__Instructions to follow__. All of the lines below are to be transcribed faithfully, with pictures excluded from the copy.

__Task inputs__.

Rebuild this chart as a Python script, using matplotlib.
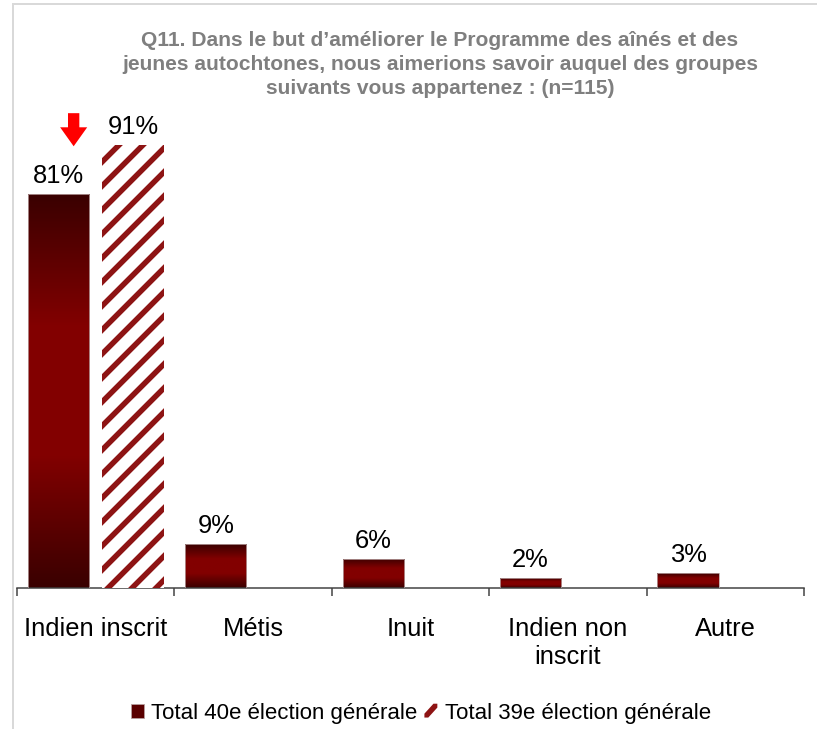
import numpy as np
import matplotlib
matplotlib.use("Agg")
import matplotlib.pyplot as plt
from matplotlib.colors import LinearSegmentedColormap
from matplotlib.patches import Patch, FancyArrow, Polygon, Rectangle
from matplotlib.lines import Line2D
from matplotlib.legend_handler import HandlerBase

# ---- data ----
categories = ["Indien inscrit", "Métis", "Inuit", "Indien non\ninscrit", "Autre"]
series_40 = [81, 9, 6, 2, 3]
series_39 = [91, np.nan, np.nan, np.nan, np.nan]
series_names = ["Total 40e élection générale", "Total 39e élection générale"]
title = ("Q11. Dans le but d’améliorer le Programme des aînés et des\n"
         "jeunes autochtones, nous aimerions savoir auquel des groupes\n"
         "suivants vous appartenez : (n=115)")

# ---- style ----
W, H, DPI = 817, 729, 72
plt.rcParams['font.family'] = ['Liberation Sans', 'DejaVu Sans']
plt.rcParams['hatch.linewidth'] = 5.5

dark = '#3a0000'
mid = '#820000'
stripe = '#8e1414'
cmap = LinearSegmentedColormap.from_list('bar', [dark, mid, mid, dark], N=256)

fig = plt.figure(figsize=(W / DPI, H / DPI), dpi=DPI)
ax = fig.add_axes([17 / W, 1 - 588 / H, (804 - 17) / W, (588 - 101) / H])

x = np.arange(len(categories))
width = 0.39
off = 0.237

bars40 = ax.bar(x - off, series_40, width, facecolor='none',
                edgecolor='#b8a0a0', linewidth=0.8, zorder=3)
bars39 = ax.bar(x + off, series_39, width, facecolor='white',
                edgecolor=stripe, linewidth=0, hatch='/', zorder=3)

grad = np.linspace(0, 1, 128).reshape(-1, 1)
for p in bars40:
    x0, y0 = p.get_x(), p.get_y()
    x1, y1 = x0 + p.get_width(), y0 + p.get_height()
    im = ax.imshow(grad, extent=[x0, x1, y0, y1], cmap=cmap, aspect='auto',
                   origin='lower', zorder=2, interpolation='bilinear')
    im.set_clip_path(p)

ax.set_xlim(-0.5, len(categories) - 0.5)
ax.set_ylim(0, 100)

# value labels
for bars in (bars40, bars39):
    for p in bars:
        h = p.get_height()
        if np.isfinite(h):
            ax.annotate(f"{h:.0f}%", (p.get_x() + p.get_width() / 2, h),
                        xytext=(0, 6), textcoords='offset points',
                        ha='center', va='bottom', fontsize=25.5, color='black')

# red arrow above the first category
cx = bars40[0].get_x() + bars40[0].get_width() / 2 + 0.097
ytop = series_39[0] + 6.5
ax.add_patch(FancyArrow(cx, ytop, 0, -6.8, width=0.072, head_width=0.172,
                        head_length=3.9, length_includes_head=True,
                        color='#ff0000', linewidth=0, zorder=5, clip_on=False))

# axes styling
for s in ('top', 'right', 'left'):
    ax.spines[s].set_visible(False)
ax.spines['bottom'].set_color('#404040')
ax.spines['bottom'].set_linewidth(1.5)
ax.set_yticks([])
ax.set_xticks(x)
ax.set_xticklabels(categories, fontsize=25.5)
ax.tick_params(axis='x', which='major', length=0, pad=29)
for lab in ax.get_xticklabels():
    lab.set_linespacing(1.22)
ax.set_xticks(np.arange(-0.5, len(categories)), minor=True)
ax.tick_params(axis='x', which='minor', length=8, width=1.5, color='#404040',
               direction='out')

# title
fig.text(440 / W, 1 - 31 / H, title, ha='center', va='top', fontsize=21,
         fontweight='bold', color='#7f7f7f', linespacing=1.32)


# legend
class StripeHandler(HandlerBase):
    def create_artists(self, legend, orig_handle, xdescent, ydescent,
                       width, height, fontsize, trans):
        bg = Rectangle((-xdescent, -ydescent), width, height, facecolor='white',
                       edgecolor='none', transform=trans)
        w, h = width, height
        x0, y0 = -xdescent, -ydescent
        t = 0.3 * w
        poly = Polygon([(x0, y0), (x0 + t, y0), (x0 + w, y0 + h - t),
                        (x0 + w, y0 + h), (x0 + w - t, y0 + h), (x0, y0 + t)],
                       closed=True, facecolor=stripe, edgecolor='none',
                       transform=trans)
        return [bg, poly]


class StripeHandle:
    pass


handles = [Patch(facecolor='#5a0000', edgecolor='#b8a0a0', linewidth=0.8),
           StripeHandle()]
fig.legend(handles, series_names, loc='center', bbox_to_anchor=(421 / W, 1 - 713 / H),
           ncol=2, frameon=False, fontsize=22.3, handlelength=0.58, handleheight=0.58,
           handletextpad=0.35, columnspacing=0.3, borderaxespad=0,
           handler_map={StripeHandle: StripeHandler()})

# outer frame lines (top and left)
fig.add_artist(Line2D([12.5 / W, 12.5 / W], [0, 1 - 4 / H], color='#d9d9d9', lw=2,
                      transform=fig.transFigure))
fig.add_artist(Line2D([12.5 / W, 1], [1 - 4 / H, 1 - 4 / H], color='#d9d9d9', lw=2,
                      transform=fig.transFigure))

fig.savefig('out.png', dpi=DPI)
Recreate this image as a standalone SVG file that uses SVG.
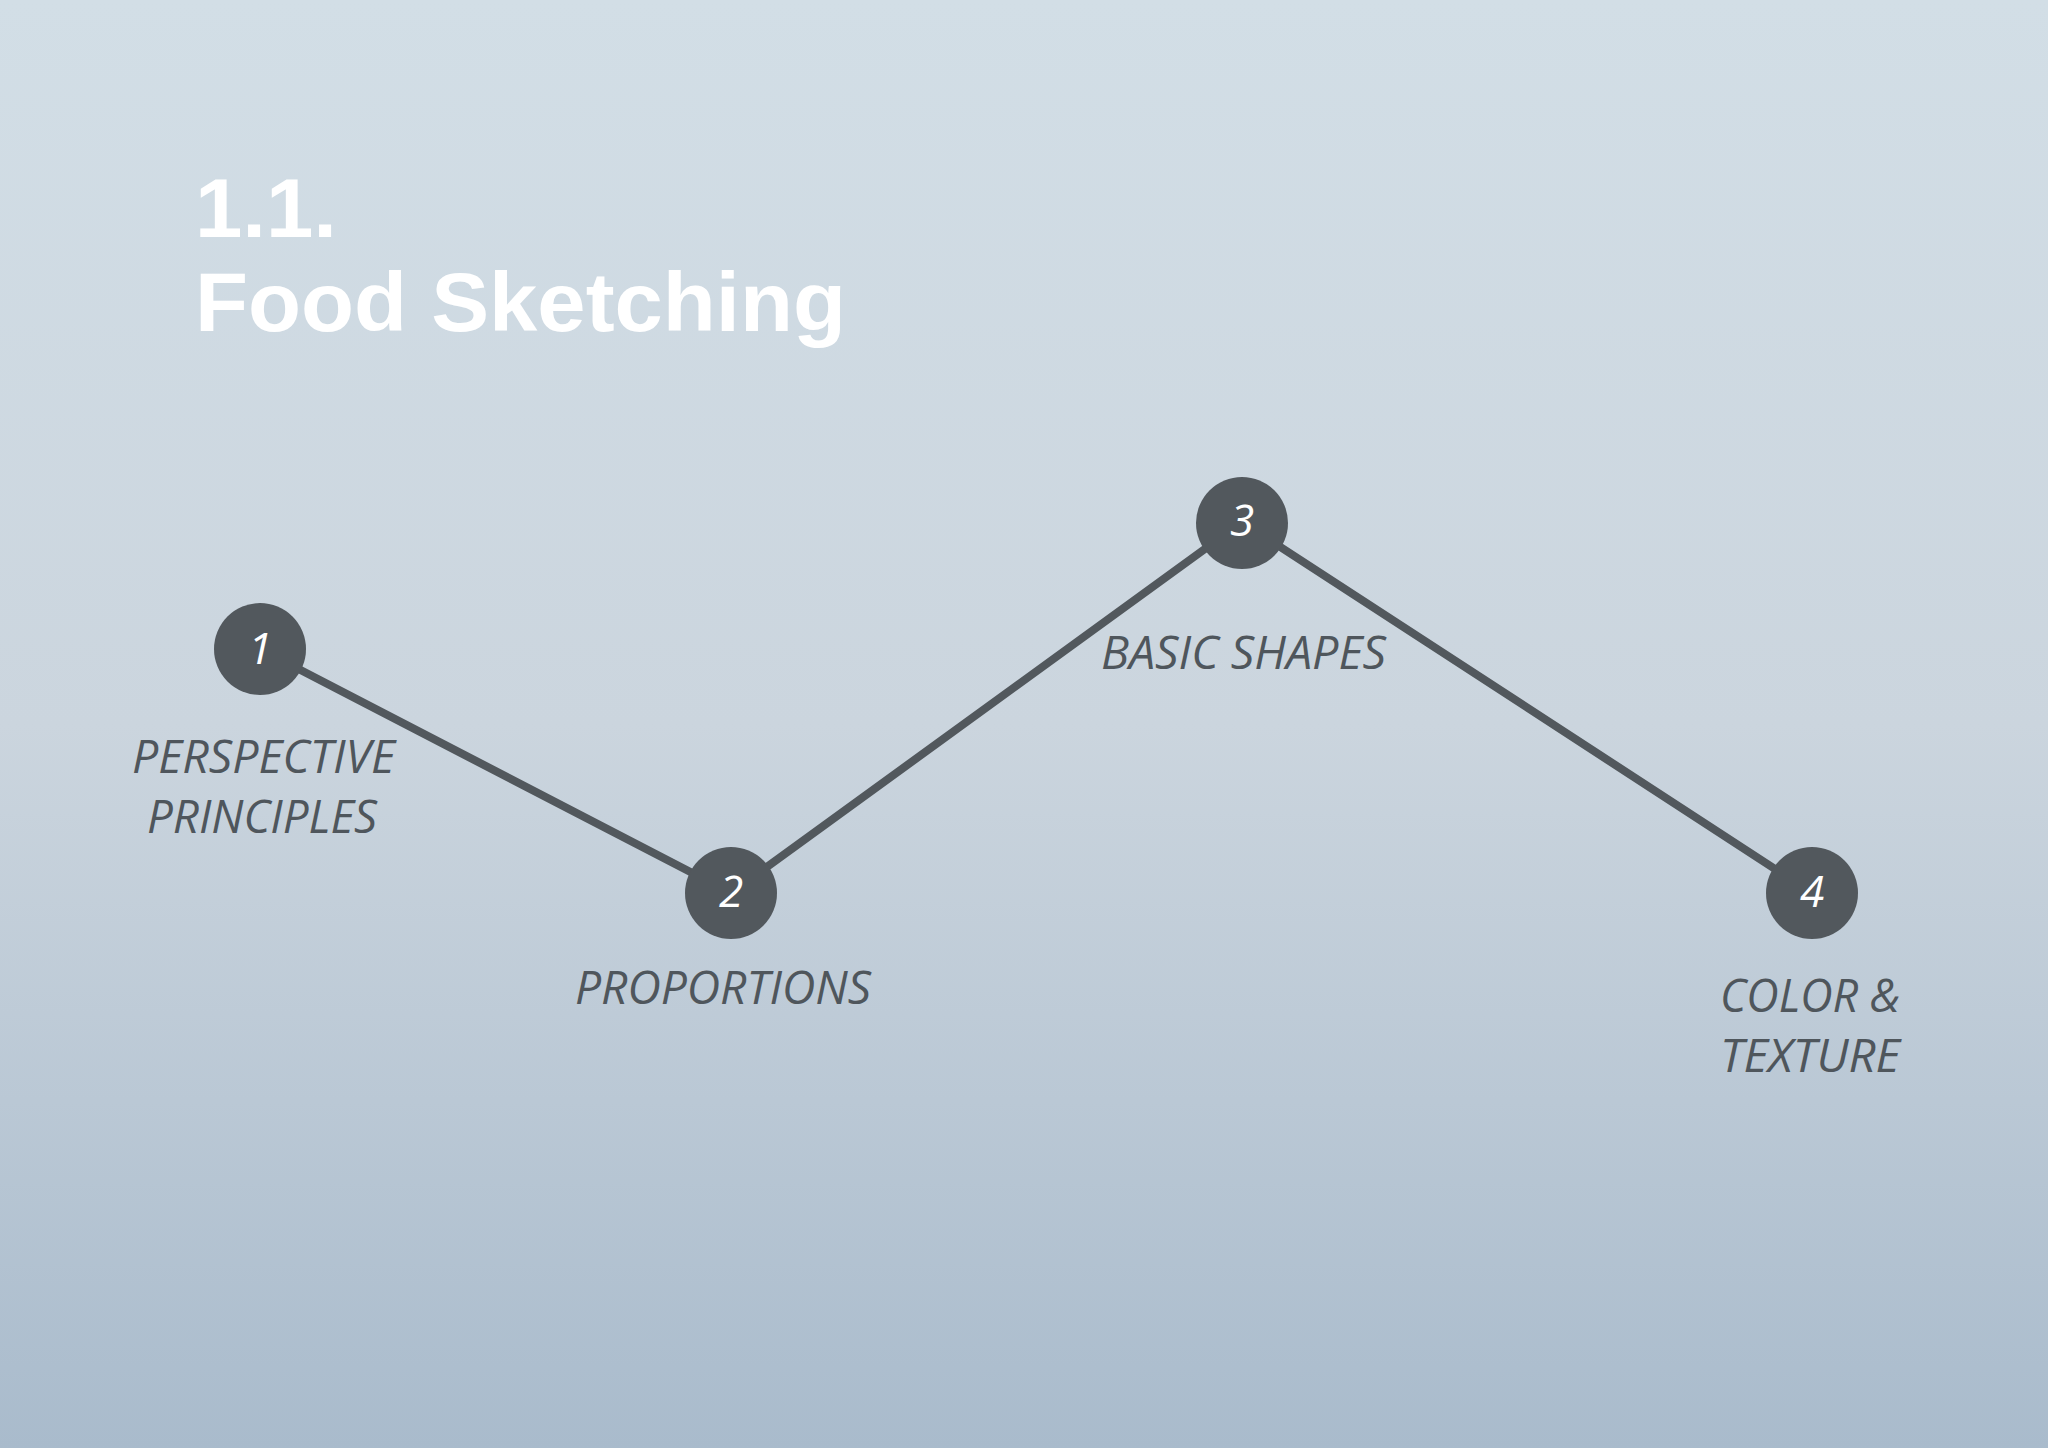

__Answer to this exercise__.
Rebuild this chart as a Python script, using matplotlib.
import numpy as np
import matplotlib
matplotlib.use("Agg")
import matplotlib.pyplot as plt
from matplotlib.colors import LinearSegmentedColormap
from matplotlib.patches import Patch, FancyArrow, Polygon, Rectangle
from matplotlib.lines import Line2D
from matplotlib.legend_handler import HandlerBase

# ---- data ----
categories = ["Indien inscrit", "Métis", "Inuit", "Indien non\ninscrit", "Autre"]
series_40 = [81, 9, 6, 2, 3]
series_39 = [91, np.nan, np.nan, np.nan, np.nan]
series_names = ["Total 40e élection générale", "Total 39e élection générale"]
title = ("Q11. Dans le but d’améliorer le Programme des aînés et des\n"
         "jeunes autochtones, nous aimerions savoir auquel des groupes\n"
         "suivants vous appartenez : (n=115)")

# ---- style ----
W, H, DPI = 817, 729, 72
plt.rcParams['font.family'] = ['Liberation Sans', 'DejaVu Sans']
plt.rcParams['hatch.linewidth'] = 5.5

dark = '#3a0000'
mid = '#820000'
stripe = '#8e1414'
cmap = LinearSegmentedColormap.from_list('bar', [dark, mid, mid, dark], N=256)

fig = plt.figure(figsize=(W / DPI, H / DPI), dpi=DPI)
ax = fig.add_axes([17 / W, 1 - 588 / H, (804 - 17) / W, (588 - 101) / H])

x = np.arange(len(categories))
width = 0.39
off = 0.237

bars40 = ax.bar(x - off, series_40, width, facecolor='none',
                edgecolor='#b8a0a0', linewidth=0.8, zorder=3)
bars39 = ax.bar(x + off, series_39, width, facecolor='white',
                edgecolor=stripe, linewidth=0, hatch='/', zorder=3)

grad = np.linspace(0, 1, 128).reshape(-1, 1)
for p in bars40:
    x0, y0 = p.get_x(), p.get_y()
    x1, y1 = x0 + p.get_width(), y0 + p.get_height()
    im = ax.imshow(grad, extent=[x0, x1, y0, y1], cmap=cmap, aspect='auto',
                   origin='lower', zorder=2, interpolation='bilinear')
    im.set_clip_path(p)

ax.set_xlim(-0.5, len(categories) - 0.5)
ax.set_ylim(0, 100)

# value labels
for bars in (bars40, bars39):
    for p in bars:
        h = p.get_height()
        if np.isfinite(h):
            ax.annotate(f"{h:.0f}%", (p.get_x() + p.get_width() / 2, h),
                        xytext=(0, 6), textcoords='offset points',
                        ha='center', va='bottom', fontsize=25.5, color='black')

# red arrow above the first category
cx = bars40[0].get_x() + bars40[0].get_width() / 2 + 0.097
ytop = series_39[0] + 6.5
ax.add_patch(FancyArrow(cx, ytop, 0, -6.8, width=0.072, head_width=0.172,
                        head_length=3.9, length_includes_head=True,
                        color='#ff0000', linewidth=0, zorder=5, clip_on=False))

# axes styling
for s in ('top', 'right', 'left'):
    ax.spines[s].set_visible(False)
ax.spines['bottom'].set_color('#404040')
ax.spines['bottom'].set_linewidth(1.5)
ax.set_yticks([])
ax.set_xticks(x)
ax.set_xticklabels(categories, fontsize=25.5)
ax.tick_params(axis='x', which='major', length=0, pad=29)
for lab in ax.get_xticklabels():
    lab.set_linespacing(1.22)
ax.set_xticks(np.arange(-0.5, len(categories)), minor=True)
ax.tick_params(axis='x', which='minor', length=8, width=1.5, color='#404040',
               direction='out')

# title
fig.text(440 / W, 1 - 31 / H, title, ha='center', va='top', fontsize=21,
         fontweight='bold', color='#7f7f7f', linespacing=1.32)


# legend
class StripeHandler(HandlerBase):
    def create_artists(self, legend, orig_handle, xdescent, ydescent,
                       width, height, fontsize, trans):
        bg = Rectangle((-xdescent, -ydescent), width, height, facecolor='white',
                       edgecolor='none', transform=trans)
        w, h = width, height
        x0, y0 = -xdescent, -ydescent
        t = 0.3 * w
        poly = Polygon([(x0, y0), (x0 + t, y0), (x0 + w, y0 + h - t),
                        (x0 + w, y0 + h), (x0 + w - t, y0 + h), (x0, y0 + t)],
                       closed=True, facecolor=stripe, edgecolor='none',
                       transform=trans)
        return [bg, poly]


class StripeHandle:
    pass


handles = [Patch(facecolor='#5a0000', edgecolor='#b8a0a0', linewidth=0.8),
           StripeHandle()]
fig.legend(handles, series_names, loc='center', bbox_to_anchor=(421 / W, 1 - 713 / H),
           ncol=2, frameon=False, fontsize=22.3, handlelength=0.58, handleheight=0.58,
           handletextpad=0.35, columnspacing=0.3, borderaxespad=0,
           handler_map={StripeHandle: StripeHandler()})

# outer frame lines (top and left)
fig.add_artist(Line2D([12.5 / W, 12.5 / W], [0, 1 - 4 / H], color='#d9d9d9', lw=2,
                      transform=fig.transFigure))
fig.add_artist(Line2D([12.5 / W, 1], [1 - 4 / H, 1 - 4 / H], color='#d9d9d9', lw=2,
                      transform=fig.transFigure))

fig.savefig('out.png', dpi=DPI)
Recreate this image as a standalone SVG file that uses SVG.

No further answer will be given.